Gravitational search algorithm based novel workflow scheduling for heterogeneous computing systems

The significance of workflow applications (WAs) in various domains like, scientific experiments, research, education, health-care, etc. is increasing with the technological advancements of modern computing world. The WA consists of a set of tasks with complex dependency relationships. Generating a valid execution sequence by preserving precedence constraints is challenging. Workflow scheduling algorithms (WSAs) are invoking more attention as one of the real time concerns to the researchers. Although, number of research attitudes have been shown for WSA, still it is hard to design one single coherent algorithm that satisfies multiple criteria simultaneously. Moreover, WSA is well known due to its non-deterministic polynomial (NP)-hard nature. In this paper, we have proposed a gravitational search algorithm (GSA) based workflow scheduling for heterogeneous computing systems. The proposed work considers multiple conflicting objectives which are minimization of makespan, load-balancing, and energy-consumption. A novel representation of agents is demonstrated by preserving dependency constraints amongst the tasks.
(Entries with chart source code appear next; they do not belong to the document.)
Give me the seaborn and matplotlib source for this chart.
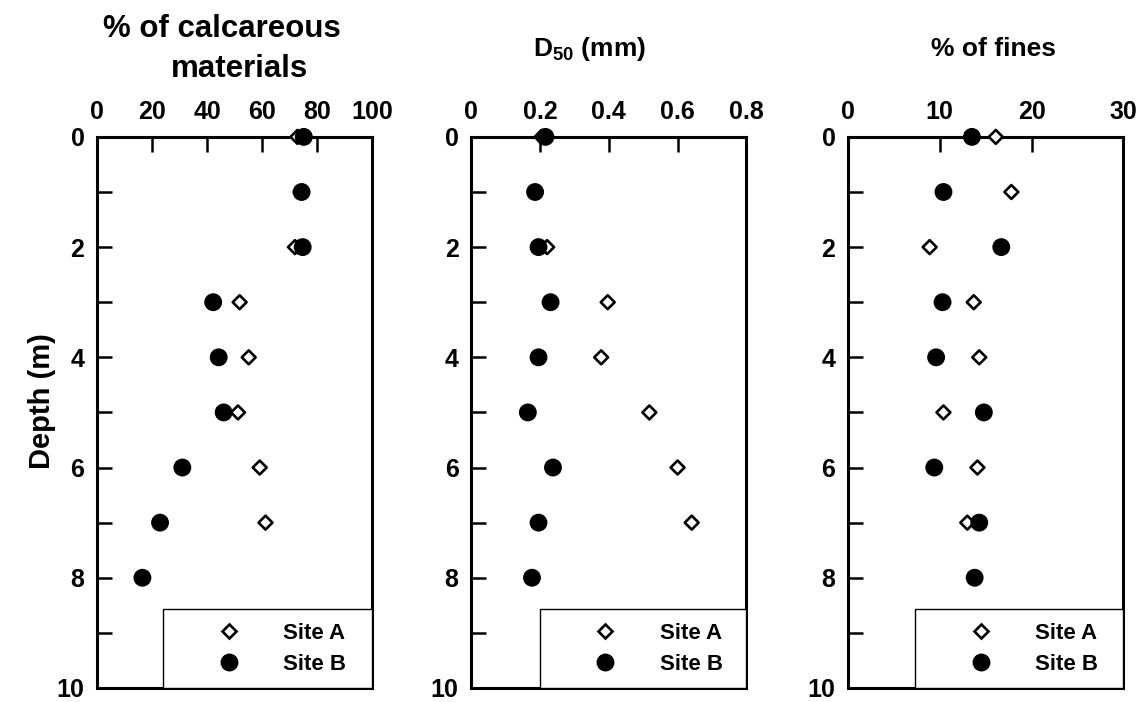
import pandas as pd
import matplotlib
matplotlib.use("Agg")
import matplotlib.pyplot as plt
import seaborn as sns

sns.set_style("white")
plt.rcParams["font.family"] = ["Liberation Sans", "DejaVu Sans"]
plt.rcParams["font.weight"] = "bold"
plt.rcParams["text.color"] = "black"
plt.rcParams["axes.labelcolor"] = "black"
plt.rcParams["xtick.color"] = "black"
plt.rcParams["ytick.color"] = "black"
plt.rcParams["mathtext.fontset"] = "custom"
plt.rcParams["mathtext.bf"] = "Liberation Sans:bold"
plt.rcParams["mathtext.rm"] = "Liberation Sans:bold"

# depths (m)
depth_a = [0, 1, 2, 3, 4, 5, 6, 7]
depth_b = [0, 1, 2, 3, 4, 5, 6, 7, 8]

# % of calcareous materials
calc_a = [72.8, 74.0, 71.9, 51.8, 55.1, 51.2, 59.1, 61.2]
calc_b = [75.1, 74.3, 74.7, 42.2, 44.2, 46.0, 31.0, 22.9, 16.5]

# D50 (mm)
d50_a = [0.205, 0.186, 0.221, 0.397, 0.378, 0.518, 0.600, 0.641]
d50_b = [0.216, 0.186, 0.196, 0.231, 0.196, 0.165, 0.238, 0.196, 0.177]

# % of fines
fines_a = [16.1, 17.8, 8.9, 13.7, 14.3, 10.4, 14.1, 13.0]
fines_b = [13.5, 10.4, 16.7, 10.3, 9.6, 14.8, 9.4, 14.3, 13.8]

sites = ["Site A", "Site B"]


def make_df(vals_a, vals_b):
    return pd.DataFrame({
        "Depth": depth_a + depth_b,
        "value": vals_a + vals_b,
        "Site": [sites[0]] * len(vals_a) + [sites[1]] * len(vals_b),
    })


panels = [
    (make_df(calc_a, calc_b), 100, [0, 20, 40, 60, 80, 100], ["0", "20", "40", "60", "80", "100"], 0.24),
    (make_df(d50_a, d50_b), 0.8, [0, 0.2, 0.4, 0.6, 0.8], ["0", "0.2", "0.4", "0.6", "0.8"], 0.25),
    (make_df(fines_a, fines_b), 30, [0, 10, 20, 30], ["0", "10", "20", "30"], 0.245),
]

fig = plt.figure(figsize=(11.45, 7.02), dpi=100)
lefts = [0.0847, 0.4114, 0.7406]
axes = []

for i, (df, xmax, xt, xtl, leg_x) in enumerate(panels):
    ax = fig.add_axes([lefts[i], 0.02, 0.2405, 0.785])
    axes.append(ax)
    sns.scatterplot(data=df, x="value", y="Depth", hue="Site", style="Site", size="Site",
                    markers={"Site A": "D", "Site B": "o"},
                    palette={"Site A": "white", "Site B": "black"},
                    sizes={"Site A": 50, "Site B": 120},
                    edgecolor="black", linewidth=1.9, clip_on=False, zorder=3, ax=ax)
    ax.set_xlim(0, xmax)
    ax.set_ylim(10, 0)
    ax.set_xticks(xt)
    ax.set_xticklabels(xtl)
    ax.set_yticks([0, 2, 4, 6, 8, 10])
    ax.set_yticklabels(["0", "2", "4", "6", "8", "10"])
    ax.set_yticks([1, 3, 5, 7, 9], minor=True)
    ax.xaxis.tick_top()
    ax.tick_params(axis="both", which="both", direction="in", length=11, width=1.8,
                   labelsize=18, pad=9, color="black")
    ax.tick_params(axis="x", which="both", top=True, bottom=False, labeltop=True, labelbottom=False)
    ax.tick_params(axis="y", which="both", left=True, right=False)
    for sp in ax.spines.values():
        sp.set_linewidth(2.2)
        sp.set_color("black")
    ax.set_xlabel("")
    ax.set_ylabel("")

    old = ax.get_legend()
    handles = old.legend_handles
    labels = [t.get_text() for t in old.get_texts()]
    old.remove()
    leg = ax.legend(handles, labels, loc="lower left", bbox_to_anchor=(leg_x, 0, 1 - leg_x, 0.145),
                    mode="expand", borderaxespad=0, fancybox=False, edgecolor="black",
                    framealpha=1, fontsize=16, handlelength=4.7, handletextpad=0.1,
                    borderpad=0.6, labelspacing=0.45)
    leg.get_frame().set_linewidth(1.0)

axes[0].set_ylabel("Depth (m)", fontsize=21, fontweight="bold")
axes[0].yaxis.set_label_coords(-0.15, 0.52)

axes[0].text(0.453, 1.182, "% of calcareous", transform=axes[0].transAxes,
             ha="center", va="baseline", fontsize=22.5, fontweight="bold")
axes[0].text(0.518, 1.108, "materials", transform=axes[0].transAxes,
             ha="center", va="baseline", fontsize=22.5, fontweight="bold")
axes[1].text(0.43, 1.147, r"$\mathbf{D_{50}}$ (mm)", transform=axes[1].transAxes,
             ha="center", va="baseline", fontsize=19, fontweight="bold")
axes[2].text(0.53, 1.147, "% of fines", transform=axes[2].transAxes,
             ha="center", va="baseline", fontsize=19, fontweight="bold")

fig.savefig("out.png", dpi=100)
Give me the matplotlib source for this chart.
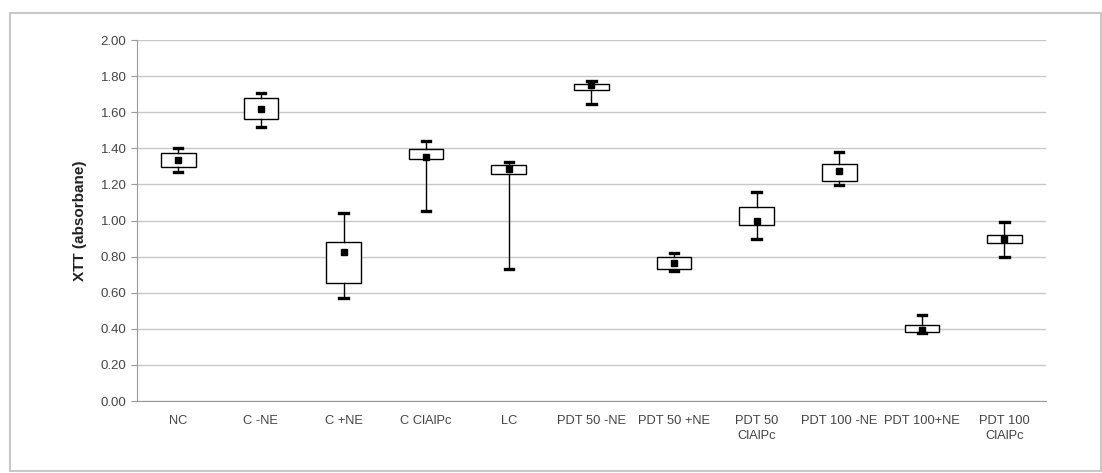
import matplotlib.pyplot as plt
from matplotlib.patches import Rectangle

plt.rcParams['font.family'] = ['Liberation Sans', 'DejaVu Sans']

groups = ['NC', 'C -NE', 'C +NE', 'C ClAlPc', 'LC', 'PDT 50 -NE', 'PDT 50 +NE',
          'PDT 50\nClAlPc', 'PDT 100 -NE', 'PDT 100+NE', 'PDT 100\nClAlPc']
whislo = [1.267, 1.518, 0.572, 1.053, 0.731, 1.645, 0.722, 0.896, 1.195, 0.375, 0.800]
q1 = [1.298, 1.560, 0.655, 1.341, 1.260, 1.723, 0.733, 0.975, 1.221, 0.384, 0.875]
mid = [1.335, 1.616, 0.827, 1.353, 1.285, 1.750, 0.766, 0.999, 1.276, 0.393, 0.896]
q3 = [1.372, 1.680, 0.879, 1.398, 1.306, 1.756, 0.798, 1.075, 1.313, 0.419, 0.920]
whishi = [1.403, 1.705, 1.040, 1.440, 1.324, 1.775, 0.822, 1.156, 1.381, 0.476, 0.992]

stats = []
for i in range(len(groups)):
    stats.append({'label': groups[i], 'whislo': whislo[i], 'q1': q1[i], 'med': mid[i],
                  'mean': mid[i], 'q3': q3[i], 'whishi': whishi[i], 'fliers': []})

fig = plt.figure(figsize=(11.02, 4.73), dpi=100)
ax = fig.add_axes([0.1243, 0.1522, 0.8247, 0.7632])

fig.patches.append(Rectangle((0.009, 0.005), 0.99, 0.967, transform=fig.transFigure,
                             fill=False, edgecolor='#c8c8c8', linewidth=1.5))

ax.bxp(stats, widths=0.42, showmeans=True, patch_artist=True,
       boxprops=dict(facecolor='white', edgecolor='black', linewidth=1),
       whiskerprops=dict(color='black', linewidth=1),
       capprops=dict(color='black', linewidth=2.4),
       capwidths=0.1,
       medianprops=dict(linewidth=0),
       meanprops=dict(marker='s', markerfacecolor='black', markeredgecolor='black',
                      markersize=5))

ax.set_ylim(0, 2.0)
ax.set_xlim(0.5, len(groups) + 0.5)
ax.set_yticks([0, 0.2, 0.4, 0.6, 0.8, 1.0, 1.2, 1.4, 1.6, 1.8, 2.0])
ax.set_yticklabels(['%.2f' % v for v in ax.get_yticks()])
ax.yaxis.grid(True, color='#c8c8c8', linewidth=1)
ax.set_axisbelow(True)
for s in ['top', 'right']:
    ax.spines[s].set_visible(False)
ax.spines['left'].set_color('#999999')
ax.spines['bottom'].set_color('#999999')
ax.tick_params(axis='y', colors='#999999', labelcolor='#444444', labelsize=9.5, length=4)
ax.tick_params(axis='x', length=0, labelcolor='#444444', labelsize=9.3, pad=10)
for t in ax.get_xticklabels():
    t.set_linespacing(1.35)
ax.set_ylabel('XTT (absorbane)', fontsize=11, fontweight='bold', labelpad=10, color='#222222')

plt.savefig('out.png', dpi=100)
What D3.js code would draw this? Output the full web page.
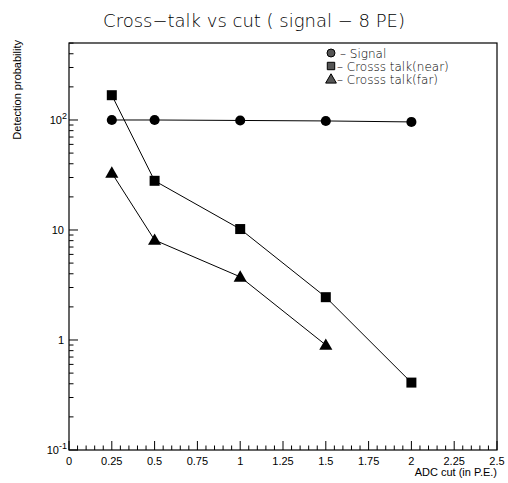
<!DOCTYPE html>
<html><head><meta charset="utf-8">
<script src="https://cdn.jsdelivr.net/npm/d3@7"></script>
<style>body{margin:0;background:#fff}svg{display:block}</style>
</head><body>
<svg id="c" width="508" height="483"></svg>
<script>
const cuts = [0.25, 0.5, 1, 1.5, 2];
const signal = [100, 100, 99, 98, 96];
const nearCuts = [0.25, 0.5, 1, 1.5, 2];
const nearTalk = [168, 28, 10.2, 2.45, 0.41];
const farCuts = [0.25, 0.5, 1, 1.5];
const farTalk = [33, 8.1, 3.75, 0.9];
const xTicks = [0, 0.25, 0.5, 0.75, 1, 1.25, 1.5, 1.75, 2, 2.25, 2.5];
const xTickLabels = ["0","0.25","0.5","0.75","1","1.25","1.5","1.75","2","2.25","2.5"];
const yDecades = [0.1, 1, 10, 100];
const yDecadeLabels = [["10","-1"],["1",null],["10",null],["10","2"]];
const legendLabels = ["\u2013 Signal", "\u2013 Crosss talk(near)", "\u2013 Crosss talk(far)"];

const svg = d3.select("#c");
const L = 69, R = 497, T = 43, B = 450;
const x = d3.scaleLinear().domain([0, 2.5]).range([L, R]);
const y = d3.scaleLog().domain([0.1, 501]).range([B, T]);
const tickFont = "Liberation Sans, Arial, sans-serif";
const titleFont = "DejaVu Sans, sans-serif";

// frame
svg.append("rect").attr("x", L).attr("y", T).attr("width", R - L).attr("height", B - T)
  .attr("fill", "none").attr("stroke", "#000").attr("stroke-width", 1.2);

// x ticks (inside)
const xMinor = d3.range(0, 2.5001, 0.05);
svg.append("g").selectAll("line").data(xMinor).join("line")
  .attr("x1", d => x(d)).attr("x2", d => x(d))
  .attr("y1", B).attr("y2", d => B - (Math.abs(d / 0.25 - Math.round(d / 0.25)) < 1e-6 ? 9 : 4.5))
  .attr("stroke", "#000").attr("stroke-width", 1);
svg.append("g").selectAll("text").data(xTicks).join("text")
  .attr("x", d => x(d)).attr("y", B + 15).attr("text-anchor", "middle")
  .attr("font-family", tickFont).attr("font-size", 11).text((d, i) => xTickLabels[i]);

// y ticks (inside)
const yMinor = [];
yDecades.forEach(d => { for (let k = 1; k <= 9; k++) { const v = d * k; if (v <= 501) yMinor.push({v, major: k === 1}); } });
svg.append("g").selectAll("line").data(yMinor).join("line")
  .attr("x1", L).attr("x2", d => L + (d.major ? 9 : 4.5))
  .attr("y1", d => y(d.v)).attr("y2", d => y(d.v))
  .attr("stroke", "#000").attr("stroke-width", 1);
const yl = svg.append("g").selectAll("text").data(yDecades).join("text")
  .attr("x", L - 5).attr("y", d => y(d) + 4).attr("text-anchor", "end")
  .attr("font-family", tickFont).attr("font-size", 11);
yl.each(function(d, i) {
  const t = d3.select(this), lab = yDecadeLabels[i];
  if (lab[1]) {
    t.append("tspan").text(lab[0]);
    t.append("tspan").attr("dy", -5).attr("font-size", 9).text(lab[1]);
    t.attr("x", L - 2);
  } else {
    t.text(lab[0]);
  }
});

// titles
svg.append("text").attr("x", 254).attr("y", 27).attr("text-anchor", "middle")
  .attr("font-family", titleFont).attr("font-size", 18).attr("font-weight", 300)
  .text("Cross\u2212talk vs cut ( signal \u2212 8 PE)");
svg.append("text").attr("transform", `translate(21,${T - 3}) rotate(-90)`).attr("text-anchor", "end")
  .attr("font-family", tickFont).attr("font-size", 11).text("Detection probability");
svg.append("text").attr("x", R).attr("y", 476).attr("text-anchor", "end")
  .attr("font-family", tickFont).attr("font-size", 11).text("ADC cut (in P.E.)");

// series
const line = d3.line().x(d => x(d[0])).y(d => y(d[1]));
const series = [
  {xs: cuts, ys: signal, sym: d3.symbolCircle, size: 80},
  {xs: nearCuts, ys: nearTalk, sym: d3.symbolSquare, size: 100},
  {xs: farCuts, ys: farTalk, sym: d3.symbolTriangle, size: 75},
];
series.forEach(s => {
  const pts = s.xs.map((v, i) => [v, s.ys[i]]);
  svg.append("path").datum(pts).attr("d", line).attr("fill", "none").attr("stroke", "#000").attr("stroke-width", 1);
  svg.append("g").selectAll("path").data(pts).join("path")
    .attr("transform", d => `translate(${x(d[0])},${y(d[1]) + (s.sym === d3.symbolTriangle ? 1 : 0)})`)
    .attr("d", d3.symbol().type(s.sym).size(s.size)).attr("fill", "#000");
});

// legend
const lg = svg.append("g");
const legSyms = [d3.symbolCircle, d3.symbolSquare, d3.symbolTriangle];
const legSizes = [50, 55, 50];
legendLabels.forEach((t, i) => {
  const yy = 53 + i * 13;
  lg.append("path").attr("transform", `translate(331,${yy + (i === 2 ? 1 : 0)})`)
    .attr("d", d3.symbol().type(legSyms[i]).size(legSizes[i]))
    .attr("fill", "#555").attr("stroke", "#000").attr("stroke-width", 1);
  lg.append("text").attr("x", 337 + (i === 0 ? 3 : 0)).attr("y", yy + 4.5)
    .attr("font-family", titleFont).attr("font-size", 12).attr("font-weight", 300).text(t);
});
</script>
</body></html>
A recursive algorithm is designed to generate a valid execution sequence of tasks that helps to restrict the precedence relationship. Derivation of fitness function is done based on the considered multiple objectives. The performances are analyzed and validated by extensive simulations on different set of scientific, Fast Fourier Transformation (FFT), and synthetic workflow applications data set. It is observed that the proposed GSA shows considerable improvements in terms of the considered objectives over recent GSA based approaches like, gravitation search algorithm for load scheduling (GSAL) and hybrid gravitational search algorithm (HGSA). The results are also validated using a statistical hypothesis test, Analysis of Variance (ANOVA) to demonstrate the effectiveness of the proposed work.